Desconozco cuáles sean los sueños de los niños de ahora y cuáles fueron las de mis coetáneos. Pero el mío era crecer y salir del yugo (aún no sabía que lo era pero de la misma manera sentía que algo me limitaba) donde me hallaba contenido. Crecer significó para mí, la posibilidad de moverme hacia donde quisiera sin tener que dar referencias a nadie. Es curioso cómo se llena uno de deseos cuyos objetos de satisfacción se ignoran, pero se intuyen. Desde luego que esto puedo referirlo ahora, a mi edad, y contemplando el largo recorrido hecho para llegar hasta estas palabras.
La mía no fue una infancia difícil ni precaria, más bien fue como debía ser en esa época (setentas), sin carencias materiales ni excesos, sin maltrato físico que pudiera evidenciar mi esclavitud y sí con ciertas prerrogativas de las que tal vez carecieron mis pares. Pero esto no lo sé porque yo vivía muy ajeno a los demás, atrapado en el cerco que mi familia había tendido alrededor de mí, ahora lo sé, para que no sufriera. Y sufrí más.

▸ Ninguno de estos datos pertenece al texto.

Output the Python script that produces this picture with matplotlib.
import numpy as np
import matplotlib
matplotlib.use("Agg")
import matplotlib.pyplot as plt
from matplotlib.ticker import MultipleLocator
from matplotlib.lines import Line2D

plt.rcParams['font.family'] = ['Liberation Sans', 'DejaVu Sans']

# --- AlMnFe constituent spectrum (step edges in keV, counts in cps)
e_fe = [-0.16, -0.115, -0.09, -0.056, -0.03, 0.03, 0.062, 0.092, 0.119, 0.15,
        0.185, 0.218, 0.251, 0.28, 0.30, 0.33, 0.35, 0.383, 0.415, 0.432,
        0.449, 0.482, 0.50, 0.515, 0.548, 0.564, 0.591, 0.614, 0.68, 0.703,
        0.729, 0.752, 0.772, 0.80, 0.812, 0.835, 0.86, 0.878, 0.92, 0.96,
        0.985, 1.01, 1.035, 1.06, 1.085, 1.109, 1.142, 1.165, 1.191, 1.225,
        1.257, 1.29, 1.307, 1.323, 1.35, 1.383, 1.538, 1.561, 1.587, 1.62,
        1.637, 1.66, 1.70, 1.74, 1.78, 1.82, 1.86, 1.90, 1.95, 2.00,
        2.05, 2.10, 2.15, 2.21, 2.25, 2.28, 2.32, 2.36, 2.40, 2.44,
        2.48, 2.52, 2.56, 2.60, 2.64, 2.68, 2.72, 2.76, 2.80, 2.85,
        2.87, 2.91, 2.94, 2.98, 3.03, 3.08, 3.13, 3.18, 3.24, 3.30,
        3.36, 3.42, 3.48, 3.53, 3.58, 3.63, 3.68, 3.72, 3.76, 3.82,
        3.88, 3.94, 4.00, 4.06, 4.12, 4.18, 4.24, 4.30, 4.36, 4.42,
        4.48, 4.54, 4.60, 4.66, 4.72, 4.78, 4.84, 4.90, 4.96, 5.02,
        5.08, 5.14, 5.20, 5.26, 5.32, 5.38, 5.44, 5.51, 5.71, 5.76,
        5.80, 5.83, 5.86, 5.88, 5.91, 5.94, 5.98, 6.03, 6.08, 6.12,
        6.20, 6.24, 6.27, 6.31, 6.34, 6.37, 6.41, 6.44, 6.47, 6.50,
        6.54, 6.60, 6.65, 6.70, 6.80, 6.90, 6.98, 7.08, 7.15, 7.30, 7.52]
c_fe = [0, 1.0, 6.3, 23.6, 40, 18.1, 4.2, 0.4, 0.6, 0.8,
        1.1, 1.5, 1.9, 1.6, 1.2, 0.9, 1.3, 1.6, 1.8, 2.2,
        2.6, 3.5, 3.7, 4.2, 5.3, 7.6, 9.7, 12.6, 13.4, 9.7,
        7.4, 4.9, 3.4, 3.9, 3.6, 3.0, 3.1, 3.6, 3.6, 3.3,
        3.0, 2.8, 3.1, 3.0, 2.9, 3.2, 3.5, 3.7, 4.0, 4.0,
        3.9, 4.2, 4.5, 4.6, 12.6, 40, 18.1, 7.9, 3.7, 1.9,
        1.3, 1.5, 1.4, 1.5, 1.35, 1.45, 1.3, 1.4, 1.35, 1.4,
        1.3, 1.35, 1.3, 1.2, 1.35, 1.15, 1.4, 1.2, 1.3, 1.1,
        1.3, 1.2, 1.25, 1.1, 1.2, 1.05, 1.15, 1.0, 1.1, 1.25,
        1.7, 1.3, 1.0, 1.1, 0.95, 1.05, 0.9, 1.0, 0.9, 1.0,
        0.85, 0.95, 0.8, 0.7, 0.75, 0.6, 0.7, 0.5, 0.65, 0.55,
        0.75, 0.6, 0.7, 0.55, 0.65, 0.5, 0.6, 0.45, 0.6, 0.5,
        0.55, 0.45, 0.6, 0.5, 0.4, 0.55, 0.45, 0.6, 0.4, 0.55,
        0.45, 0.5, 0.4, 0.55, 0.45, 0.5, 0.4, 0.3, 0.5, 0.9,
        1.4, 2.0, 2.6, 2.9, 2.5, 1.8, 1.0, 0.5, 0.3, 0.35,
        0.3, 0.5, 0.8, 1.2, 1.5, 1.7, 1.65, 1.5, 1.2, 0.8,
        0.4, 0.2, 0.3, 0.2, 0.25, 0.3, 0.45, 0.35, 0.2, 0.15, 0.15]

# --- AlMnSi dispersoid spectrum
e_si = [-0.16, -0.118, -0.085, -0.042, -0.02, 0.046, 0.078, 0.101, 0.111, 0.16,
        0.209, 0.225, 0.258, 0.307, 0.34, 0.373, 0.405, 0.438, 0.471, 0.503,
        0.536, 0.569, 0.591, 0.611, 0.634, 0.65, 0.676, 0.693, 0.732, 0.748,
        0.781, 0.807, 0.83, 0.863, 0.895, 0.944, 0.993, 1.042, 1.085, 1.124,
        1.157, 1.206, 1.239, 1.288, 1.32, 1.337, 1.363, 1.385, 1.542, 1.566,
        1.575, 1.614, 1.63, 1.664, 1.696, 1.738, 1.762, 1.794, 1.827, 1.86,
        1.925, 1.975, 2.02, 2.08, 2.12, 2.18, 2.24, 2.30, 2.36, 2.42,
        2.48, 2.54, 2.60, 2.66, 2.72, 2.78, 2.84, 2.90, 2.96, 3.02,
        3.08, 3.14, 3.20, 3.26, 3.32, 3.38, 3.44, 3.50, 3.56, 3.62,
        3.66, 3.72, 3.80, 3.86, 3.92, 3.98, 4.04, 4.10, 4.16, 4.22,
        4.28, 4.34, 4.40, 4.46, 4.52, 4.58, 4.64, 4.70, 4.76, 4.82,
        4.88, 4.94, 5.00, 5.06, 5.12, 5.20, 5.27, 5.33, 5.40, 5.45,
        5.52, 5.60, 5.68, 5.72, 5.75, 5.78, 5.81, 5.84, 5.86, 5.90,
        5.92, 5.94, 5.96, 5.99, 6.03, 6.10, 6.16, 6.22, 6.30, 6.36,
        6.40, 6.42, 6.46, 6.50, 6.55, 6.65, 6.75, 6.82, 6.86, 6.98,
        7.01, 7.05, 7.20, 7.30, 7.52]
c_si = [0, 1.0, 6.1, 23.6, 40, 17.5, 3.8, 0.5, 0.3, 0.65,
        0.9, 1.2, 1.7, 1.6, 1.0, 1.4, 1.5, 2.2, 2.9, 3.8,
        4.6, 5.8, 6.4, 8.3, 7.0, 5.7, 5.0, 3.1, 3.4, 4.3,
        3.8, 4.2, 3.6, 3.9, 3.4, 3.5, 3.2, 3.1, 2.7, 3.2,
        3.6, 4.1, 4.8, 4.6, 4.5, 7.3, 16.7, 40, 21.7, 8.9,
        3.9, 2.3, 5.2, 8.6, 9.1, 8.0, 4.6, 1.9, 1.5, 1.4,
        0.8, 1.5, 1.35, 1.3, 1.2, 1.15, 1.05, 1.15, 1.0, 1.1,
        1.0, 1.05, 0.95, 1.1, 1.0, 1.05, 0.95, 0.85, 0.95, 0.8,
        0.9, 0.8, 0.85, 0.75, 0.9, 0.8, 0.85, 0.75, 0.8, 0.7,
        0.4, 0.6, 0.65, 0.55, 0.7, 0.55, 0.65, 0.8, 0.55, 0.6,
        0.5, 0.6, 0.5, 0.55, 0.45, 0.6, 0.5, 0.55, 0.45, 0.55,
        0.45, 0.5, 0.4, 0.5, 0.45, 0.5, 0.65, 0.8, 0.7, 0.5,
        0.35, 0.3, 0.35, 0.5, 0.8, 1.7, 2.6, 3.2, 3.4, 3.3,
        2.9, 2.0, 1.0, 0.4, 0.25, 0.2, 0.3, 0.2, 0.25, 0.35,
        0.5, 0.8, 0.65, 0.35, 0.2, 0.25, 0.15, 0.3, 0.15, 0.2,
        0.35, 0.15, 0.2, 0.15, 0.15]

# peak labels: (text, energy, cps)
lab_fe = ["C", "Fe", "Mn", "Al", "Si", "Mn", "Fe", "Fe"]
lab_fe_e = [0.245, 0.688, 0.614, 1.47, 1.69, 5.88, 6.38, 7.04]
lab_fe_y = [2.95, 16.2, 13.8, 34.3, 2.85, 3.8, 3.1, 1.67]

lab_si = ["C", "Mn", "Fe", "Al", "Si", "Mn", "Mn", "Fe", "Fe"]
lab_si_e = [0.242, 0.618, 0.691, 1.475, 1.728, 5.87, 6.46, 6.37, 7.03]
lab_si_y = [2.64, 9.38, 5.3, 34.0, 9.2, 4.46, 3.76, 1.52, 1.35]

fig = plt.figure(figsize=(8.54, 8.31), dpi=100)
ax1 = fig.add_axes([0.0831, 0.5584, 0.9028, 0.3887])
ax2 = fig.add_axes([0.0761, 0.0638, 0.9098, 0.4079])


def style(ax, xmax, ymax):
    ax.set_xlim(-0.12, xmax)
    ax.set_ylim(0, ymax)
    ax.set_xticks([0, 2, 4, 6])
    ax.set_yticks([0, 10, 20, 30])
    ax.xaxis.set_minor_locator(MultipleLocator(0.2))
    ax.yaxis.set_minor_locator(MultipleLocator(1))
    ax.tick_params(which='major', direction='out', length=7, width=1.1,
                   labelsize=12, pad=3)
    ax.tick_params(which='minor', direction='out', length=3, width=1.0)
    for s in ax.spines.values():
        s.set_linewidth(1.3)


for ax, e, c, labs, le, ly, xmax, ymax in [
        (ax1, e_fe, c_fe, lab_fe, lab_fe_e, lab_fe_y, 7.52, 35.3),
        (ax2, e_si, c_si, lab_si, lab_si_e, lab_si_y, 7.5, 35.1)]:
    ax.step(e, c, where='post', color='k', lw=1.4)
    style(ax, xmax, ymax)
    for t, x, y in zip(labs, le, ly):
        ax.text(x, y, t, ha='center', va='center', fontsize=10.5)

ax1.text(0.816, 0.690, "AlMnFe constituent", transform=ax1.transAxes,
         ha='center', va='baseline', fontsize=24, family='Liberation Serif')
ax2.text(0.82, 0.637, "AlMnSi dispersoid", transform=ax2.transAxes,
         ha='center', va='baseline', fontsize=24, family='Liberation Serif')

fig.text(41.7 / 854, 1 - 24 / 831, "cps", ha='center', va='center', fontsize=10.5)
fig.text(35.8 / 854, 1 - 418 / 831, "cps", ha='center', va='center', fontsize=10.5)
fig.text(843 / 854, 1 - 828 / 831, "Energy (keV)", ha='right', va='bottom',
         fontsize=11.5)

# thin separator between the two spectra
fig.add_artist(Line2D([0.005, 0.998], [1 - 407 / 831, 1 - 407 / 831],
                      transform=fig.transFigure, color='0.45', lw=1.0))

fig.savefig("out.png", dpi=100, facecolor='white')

Sufrí porque pensaba, deseaba, reflexionaba. Si me hubiese contentando con andar por los límites de mi corral habría sido feliz, pero me gustaba bordearlo, salir más allá del mismo, husmear en los linderos y aspirar esa otra realidad allende a mis fronteras. Desear, aprendí pronto, significaba sufrir. Pero padecí a gusto porque eso significaba el inicio de mi liberación.
Otra vez refiero desde el presente. En ese entonces ignoraba que esas incursiones me librarían del cerco. Lo que sí sabía, porque lo sentía en algún lugar de mi cuerpo, era que dolía. Mi proceso de liberación siempre fue doloroso. Quizá por eso, tiempo más tarde, no me resultaría difícil practicar el catolicismo. Después de todo, el que pendía en la cruz sufría tanto como yo.
MEDEA
Si hubiese tenido una madre como la que tiene la gran mayoría sería feliz; si fuese un hijo como los que se espera en la sociedad que uno sea, sería infeliz. De modo que opté por ser feliz. Para serlo no tengo una madre como la mayoría ni yo soy un hijo común. Mi madre y yo somos enemigos irreconciliables porque ninguno de los dos quiere renunciar a ser. No sé a ella, pero a mí me ha costado tanto liberarme que no renunciaría a mí jamás.
Trepado en el árbol de tamarindo se había perfilado mi espíritu volátil, mi cuerpo huidizo, mi carne deseante y deseosa. Tiempo después habría de asumir ese reclamo infantil. El costo aún lo sigo pagando, pero apostar por mí, ha sido la mejor inversión de mi existencia.